Justice Ryan’s dissent indicates this represents a major shift in the Michigan courts’ takings jurisprudence. Citing extensive authority, he writes, "It has always been the case that this court has accorded little or no weight to legislative determinations of ‘public use.’ ‘Whether the use for which land is sought to be acquired by condemnation is a public one is a judicial question.’"[62] All cases cited by the majority supporting deference dealt with the legislature’s power to tax, not its power to take.
Deference to legislative pronouncements of public use insulates laws from review to the extent that anything can be deemed legitimate so long as it is labelled so. Justice Ryan describes the standard as "protean," "nebulous," and limitless.[63] A vital component of a takings claim has been successfully removed from citizen challenge.
A 1993 Michigan Supreme Court decision, City of Lansing v. Edward Rose Realty, Inc., also deals with the issue of defining "public use."[64] A Lansing ordinance provided for mandatory access to private property by the grantee of a city cable television service franchise. Should the owner of a dwelling, such as Edward Rose Realty, directly or indirectly prohibit any resident from receiving cable services by the grantee of the franchise, the ordinance allowed the cable provider to request that the city commence condemnation proceedings. The court differentiated this municipal action from that of Detroit in Poletown because here there was no state-enabling statute identifying a public use or purpose for the taking to which to defer.

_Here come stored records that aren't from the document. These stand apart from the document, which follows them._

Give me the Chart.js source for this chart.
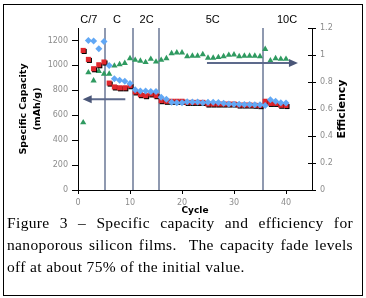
<!DOCTYPE html>
<html>
<head>
<meta charset="utf-8">
<script src="https://cdn.jsdelivr.net/npm/chart.js@4.4.1/dist/chart.umd.min.js"></script>
<style>
  body { margin: 0; background: #fff; }
  #wrap { position: relative; width: 366px; height: 298px; overflow: hidden; }
  #frame { position: absolute; left: 3px; top: 4px; width: 360px; height: 292px; border: 1px solid #000; box-sizing: border-box; }
  #chart { position: absolute; left: 0; top: 0; }
  #caption { position: absolute; left: 7px; top: 212px; width: 346px; font-family: "Liberation Serif", serif; font-size: 15.5px; letter-spacing: 0.35px; line-height: 22px; color: #000; }
  #caption .j { text-align: justify; text-align-last: justify; }
</style>
</head>
<body>
<div id="wrap">
  <canvas id="chart" width="366" height="298"></canvas>
  <div id="caption">
    <div class="j">Figure 3 – Specific capacity and efficiency for</div>
    <div class="j">nanoporous silicon films.&nbsp; The capacity fade levels</div>
    <div>off at about 75% of the initial value.</div>
  </div>
  <div id="frame"></div>
</div>
<script>
// cycle number for every point
const cycles = [1, 2, 3, 4, 5, 6, 7, 8, 9, 10, 11, 12, 13, 14, 15, 16, 17, 18, 19, 20,
                21, 22, 23, 24, 25, 26, 27, 28, 29, 30, 31, 32, 33, 34, 35, 36, 37, 38, 39, 40];
// charge capacity (blue), first cycle is above the plot
const chargeCap = [null, 1200, 1195, 1133, 1192, 1000, 893, 880, 872, 855, 805, 795, 795, 790, 790, 745, 728, 704, 701, 701,
                   708, 707, 707, 700, 704, 704, 702, 697, 691, 689, 689, 687, 687, 685, 684, 678, 724, 712, 701, 699];
// discharge capacity (red)
const dischargeCap = [1120, 1048, 973, 1005, 1027, 858, 827, 820, 820, 837, 787, 765, 757, 771, 757, 717, 712, 712, 712, 712,
                      703, 703, 703, 703, 690, 690, 690, 690, 690, 690, 682, 682, 682, 680, 677, 712, 695, 695, 680, 678];
// efficiency (green, right axis)
const efficiency = [0.50, 0.87, 0.81, 0.88, 0.86, 0.86, 0.92, 0.93, 0.94, 0.975, 0.963, 0.956, 0.946, 0.97, 0.95, 0.963, 0.975, 1.012, 1.017, 1.017,
                    0.99, 0.993, 0.993, 1.005, 0.978, 0.978, 0.983, 0.99, 1.0, 1.003, 0.99, 0.993, 0.993, 0.993, 0.99, 1.043, 0.958, 0.975, 0.97, 0.97];

// C-rate changes and their labels
const rateBoundaries = [5.25, 10.5, 15.5, 35.5];
const rateLabels = ['C/7', 'C', '2C', '5C', '10C'];
const rateLabelPos = [2.1, 7.5, 13.2, 25.9, 40.2];

// arrows: [x, y] start and tip, left one on capacity axis, right one on efficiency axis
const capArrow = [[9.1, 728], [0.9, 728]];
const effArrow = [[24.8, 0.94], [42.3, 0.94]];

const pts = (ys) => cycles.map((c, i) => ({ x: c, y: ys[i] }));

const tickFont = { family: 'DejaVu Sans', size: 8 };
const tickGrey = '#8c8c8c';

const shadowPlugin = {
  id: 'shadow',
  beforeDatasetDraw(chart, args) {
    if (chart.data.datasets[args.index].shadow) {
      const ctx = chart.ctx;
      ctx.save();
      ctx.shadowColor = '#000';
      ctx.shadowOffsetX = 1;
      ctx.shadowOffsetY = 1;
      ctx.shadowBlur = 0;
    }
  },
  afterDatasetDraw(chart, args) {
    if (chart.data.datasets[args.index].shadow) chart.ctx.restore();
  }
};

function drawArrow(ctx, x0, y0, x1, y1) {
  const dir = Math.sign(x1 - x0);
  ctx.strokeStyle = '#5d6a8c';
  ctx.lineWidth = 2;
  ctx.beginPath();
  ctx.moveTo(x0, y0);
  ctx.lineTo(x1 - dir * 7, y1);
  ctx.stroke();
  ctx.fillStyle = '#4a5678';
  ctx.beginPath();
  ctx.moveTo(x1, y1);
  ctx.lineTo(x1 - dir * 9, y1 - 4);
  ctx.lineTo(x1 - dir * 9, y1 + 4);
  ctx.closePath();
  ctx.fill();
}

const decorPlugin = {
  id: 'decor',
  beforeDatasetsDraw(chart) {
    const { ctx, chartArea, scales } = chart;
    ctx.save();
    ctx.strokeStyle = '#8f99b0';
    ctx.lineWidth = 2;
    rateBoundaries.forEach(v => {
      const x = Math.round(scales.x.getPixelForValue(v));
      ctx.beginPath();
      ctx.moveTo(x, chartArea.top);
      ctx.lineTo(x, chartArea.bottom);
      ctx.stroke();
    });
    // right axis ticks also poke into the plot
    ctx.strokeStyle = '#000';
    ctx.lineWidth = 1;
    scales.y1.ticks.forEach(t => {
      const y = Math.round(scales.y1.getPixelForValue(t.value)) + 0.5;
      ctx.beginPath();
      ctx.moveTo(chartArea.right - 4, y);
      ctx.lineTo(chartArea.right, y);
      ctx.stroke();
    });
    ctx.fillStyle = '#000';
    ctx.font = '11px "Liberation Sans"';
    ctx.textAlign = 'center';
    ctx.textBaseline = 'middle';
    rateLabels.forEach((t, i) => {
      ctx.fillText(t, scales.x.getPixelForValue(rateLabelPos[i]), chartArea.top - 8);
    });
    ctx.restore();
  },
  afterDatasetsDraw(chart) {
    const { ctx, scales } = chart;
    ctx.save();
    drawArrow(ctx,
      scales.x.getPixelForValue(capArrow[0][0]), scales.y.getPixelForValue(capArrow[0][1]),
      scales.x.getPixelForValue(capArrow[1][0]), scales.y.getPixelForValue(capArrow[1][1]));
    drawArrow(ctx,
      scales.x.getPixelForValue(effArrow[0][0]), scales.y1.getPixelForValue(effArrow[0][1]),
      scales.x.getPixelForValue(effArrow[1][0]), scales.y1.getPixelForValue(effArrow[1][1]));
    // right axis title reads bottom to top
    ctx.translate(342, (chart.chartArea.top + chart.chartArea.bottom) / 2);
    ctx.rotate(-Math.PI / 2);
    ctx.fillStyle = '#000';
    ctx.font = 'bold 11px "DejaVu Sans"';
    ctx.textAlign = 'center';
    ctx.textBaseline = 'middle';
    ctx.fillText('Efficiency', 0, 0);
    ctx.restore();
  }
};

new Chart(document.getElementById('chart'), {
  type: 'scatter',
  data: {
    datasets: [
      {
        label: 'Charge',
        data: pts(chargeCap),
        yAxisID: 'y',
        pointStyle: 'rectRot',
        radius: 3.5,
        backgroundColor: '#62a8f5',
        borderColor: '#62a8f5',
        borderWidth: 0
      },
      {
        label: 'Discharge',
        data: pts(dischargeCap),
        yAxisID: 'y',
        pointStyle: 'rect',
        radius: 3.6,
        backgroundColor: '#e0262c',
        borderColor: '#e0262c',
        borderWidth: 0,
        shadow: true
      },
      {
        label: 'Efficiency',
        data: pts(efficiency),
        yAxisID: 'y1',
        pointStyle: 'triangle',
        radius: 3.6,
        backgroundColor: '#2f9a60',
        borderColor: '#2f9a60',
        borderWidth: 0
      }
    ]
  },
  options: {
    responsive: false,
    animation: false,
    layout: { padding: { top: 28, bottom: 83, left: 0, right: 0 } },
    plugins: { legend: { display: false }, tooltip: { enabled: false } },
    scales: {
      x: {
        type: 'linear',
        min: 0,
        max: 45,
        afterFit: s => { s.height = 25; },
        afterBuildTicks: s => { s.ticks = s.ticks.filter(t => t.value % 10 === 0); },
        ticks: { stepSize: 10, color: tickGrey, font: tickFont, padding: 4, maxRotation: 0 },
        grid: { drawOnChartArea: false, tickLength: 4, color: '#000' },
        border: { color: '#000' },
        title: {
          display: true, text: 'Cycle', color: '#000',
          font: { family: 'DejaVu Sans', size: 9, weight: 'bold', lineHeight: 1 },
          padding: { top: 0, bottom: 0 }
        }
      },
      y: {
        position: 'left',
        min: 0,
        max: 1300,
        afterFit: s => { s.width = 78; },
        afterBuildTicks: s => { s.ticks = s.ticks.filter(t => t.value <= 1200); },
        ticks: { stepSize: 200, color: tickGrey, font: tickFont, padding: 4, callback: v => v },
        grid: { drawOnChartArea: false, tickLength: 6, color: '#000' },
        border: { color: '#000' },
        title: {
          display: true, text: ['Specific Capacity', '(mAh/g)'], color: '#000',
          font: { family: 'DejaVu Sans', size: 9.5, weight: 'bold', lineHeight: 1.5 },
          padding: { top: 16, bottom: 0 }
        }
      },
      y1: {
        position: 'right',
        min: 0,
        max: 1.2,
        afterFit: s => { s.width = 54; },
        ticks: { stepSize: 0.2, color: tickGrey, font: tickFont, padding: 4, callback: v => +v.toFixed(1) },
        grid: { drawOnChartArea: false, tickLength: 4, color: '#000' },
        border: { color: '#000' }
      }
    }
  },
  plugins: [shadowPlugin, decorPlugin]
});
</script>
</body>
</html>
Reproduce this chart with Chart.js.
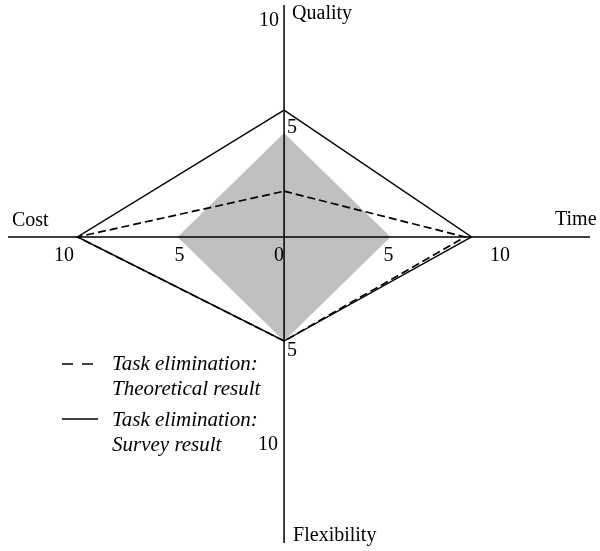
<!DOCTYPE html>
<html>
<head>
<meta charset="utf-8">
<script src="https://cdn.jsdelivr.net/npm/chart.js@4.4.1/dist/chart.umd.min.js"></script>
<style>
  html, body { margin: 0; padding: 0; background: #fff; }
  #wrap { width: 600px; height: 551px; }
</style>
</head>
<body>
<div id="wrap"><canvas id="quad-chart" width="600" height="551"></canvas></div>
<script>
// axes of the quadrangle, clockwise from the top
const categories = ['Quality', 'Time', 'Flexibility', 'Cost'];

// values, same order as categories
const referenceValues = [5, 5, 5, 5];          // grey square
const theoreticalValues = [2.2, 8.5, 5.0, 9.7]; // dashed
const surveyValues = [6.1, 8.8, 5.0, 9.7];      // solid

const seriesLabels = [
    ['Task elimination:', 'Theoretical result'],
    ['Task elimination:', 'Survey result'],
];

// tick labels per axis
const qualityTicks = [5, 10];
const timeTicks = [0, 5, 10];
const costTicks = [5, 10];
const flexibilityTicks = [5, 10];

const FONT = '"Liberation Serif", "Times New Roman", serif';

// each category points one way
const dirs = { Quality: [0, 1], Time: [1, 0], Flexibility: [0, -1], Cost: [-1, 0] };

function toPoints(values) {
    const pts = values.map((v, i) => {
        const d = dirs[categories[i]];
        return { x: d[0] * v, y: d[1] * v };
    });
    pts.push(pts[0]); // close the shape
    return pts;
}

// axes, tick numbers, axis names and legend
const quadPlugin = {
    id: 'quad',
    afterDatasetsDraw(chart) {
        const ctx = chart.ctx;
        const xs = chart.scales.x, ys = chart.scales.y;
        const x0 = xs.getPixelForValue(0), y0 = ys.getPixelForValue(0);

        ctx.save();
        ctx.strokeStyle = '#000';
        ctx.lineWidth = 1.5;
        ctx.beginPath();
        ctx.moveTo(xs.left, y0); ctx.lineTo(xs.right, y0);
        ctx.moveTo(x0, ys.top); ctx.lineTo(x0, ys.bottom);
        ctx.stroke();

        ctx.fillStyle = '#000';
        ctx.font = '20px ' + FONT;
        ctx.textBaseline = 'middle';
        ctx.textAlign = 'center';

        // horizontal ticks sit under the axis
        const hOff = { '0': -5, '5': -2, '10': 3 };
        timeTicks.forEach(v => {
            ctx.fillText(String(v), xs.getPixelForValue(v) + hOff[v], y0 + 19);
        });
        const cOff = { '5': 2, '10': -7 };
        costTicks.forEach(v => {
            ctx.fillText(String(v), xs.getPixelForValue(-v) + cOff[v], y0 + 19);
        });

        // vertical ticks, some left some right of the axis
        qualityTicks.forEach(v => {
            if (v === 10) ctx.fillText('10', x0 - 15, ys.getPixelForValue(v) - 8);
            else ctx.fillText(String(v), x0 + 8, ys.getPixelForValue(v) - 5);
        });
        flexibilityTicks.forEach(v => {
            if (v === 10) ctx.fillText('10', x0 - 16, ys.getPixelForValue(-v));
            else ctx.fillText(String(v), x0 + 8, ys.getPixelForValue(-v) + 10);
        });

        // axis names
        ctx.textAlign = 'left';
        ctx.fillText(categories[0], x0 + 8, 14);
        ctx.fillText(categories[1], 555, y0 - 17);
        ctx.fillText(categories[2], x0 + 9, 536);
        ctx.fillText(categories[3], 12, y0 - 16);

        // legend
        ctx.font = 'italic 21px ' + FONT;
        ctx.lineWidth = 1.4;
        ctx.beginPath();
        ctx.moveTo(62, 364); ctx.lineTo(73, 364);
        ctx.moveTo(82, 364); ctx.lineTo(93, 364);
        ctx.moveTo(62, 419); ctx.lineTo(98, 419);
        ctx.stroke();
        ctx.fillText(seriesLabels[0][0], 112, 364);
        ctx.fillText(seriesLabels[0][1], 112, 389);
        ctx.fillText(seriesLabels[1][0], 112, 420);
        ctx.fillText(seriesLabels[1][1], 112, 445);
        ctx.restore();
    }
};

document.addEventListener('DOMContentLoaded', function(){

    const ctx = document.getElementById('quad-chart').getContext('2d');
    new Chart(ctx, {
        type: 'scatter',
        data: {
            datasets: [{
                label: seriesLabels[0].join(' '),
                data: toPoints(theoreticalValues),
                showLine: true,
                fill: false,
                borderColor: '#000',
                borderWidth: 1.7,
                borderDash: [8, 4],
                pointRadius: 0,
                tension: 0,
                order: 1,
            }, {
                label: seriesLabels[1].join(' '),
                data: toPoints(surveyValues),
                showLine: true,
                fill: false,
                borderColor: '#000',
                borderWidth: 1.4,
                pointRadius: 0,
                tension: 0,
                order: 2,
            }, {
                label: 'reference',
                data: toPoints(referenceValues),
                showLine: true,
                fill: 'shape',
                backgroundColor: 'rgb(192,192,192)',
                borderWidth: 0,
                borderColor: 'rgba(0,0,0,0)',
                pointRadius: 0,
                tension: 0,
                order: 3,
            }]
        },
        options: {
            responsive: false,
            animation: false,
            devicePixelRatio: 1,
            layout: { padding: { left: 8, right: 10, top: 5, bottom: 8 } },
            plugins: { legend: { display: false }, tooltip: { enabled: false } },
            scales: {
                x: { type: 'linear', min: -12.96, max: 14.36, display: false },
                y: { type: 'linear', min: -14.71, max: 11.15, display: false }
            }
        },
        plugins: [quadPlugin]
    });

});
</script>
</body>
</html>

The court held that a greater degree of review should be employed when no state statute exists to which they can defer. The ordinance "must be reasonable and not oppressive," must be "essential or indispensable to the accomplishment of the objects and purposes of the municipality," and must provide a clear and specific public benefit which predominates over the benefit to the private party.[65] Actions by municipalities which are not acting under a mandate from the state, therefore, receive higher scrutiny in relation to "public use." The court found that the access requirements in this case could not withstand this level of review and deemed the taking exceeded the city of Lansing’s authority.